Publications and Research

Document Type

Book Chapter or Section

Publication Date

2021

Abstract

In this essay, I will examine a couple of aspects of hardware modular synthesizers which, despite not being a “new” morphological form (most commercially sold synthesizers from the 1960s through the early 1970s were modular), experienced an extremely unlikely expansion of interest and activity in the mid-1990s. With a contemporary modular synth, users buy a powered rack that holds modules specific to one of several competing formats. For the two most widely adopted formats, Eurorack (sometimes called 3U in reference to the height of modules, or Doepfer A-100 after the first branded system to adopt this panel height) and MOTM/MU (with a significantly larger 5U panel height), hundreds of competing companies produce modules for what are, in effect, open, nonproprietary standards. A “module” is a circuit that does one or a small number of operations and is attached to a front panel containing jacks and often user-controllable interfacial elements (e.g., knobs, sliders, buttons, toggles, capacitive touch plates).
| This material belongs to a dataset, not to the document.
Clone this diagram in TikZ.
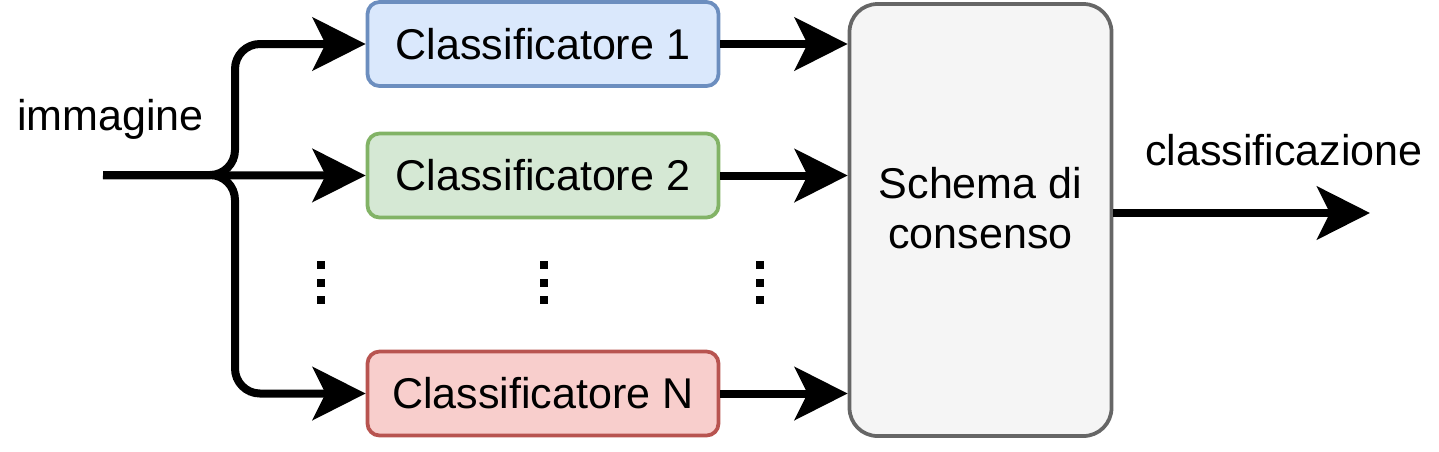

In order to make an “instrument,” users purchase multiple modules and then use patch cables to route voltages—both within and between modules. All contemporary modular synthesizers I have seen in performance contexts have contained between a dozen and several hundred modules. Whereas “fixed-architecture” (or all-in-one) synthesizers under the hood contain many circuits and hardwired connections that feel like a coherent singular instrument that reliably works the moment it is turned on, a contemporary modular synthesizer does nothing when initially plugged in. Moreover, a modular synth can easily be reconfigured if the user replaces any number of the modules within their “rack.” This makes the user process of “designing” an instrument an important site of creative play, but the inherent instability and changeability adds to the complexity of analyzing modular synthesizers as instruments.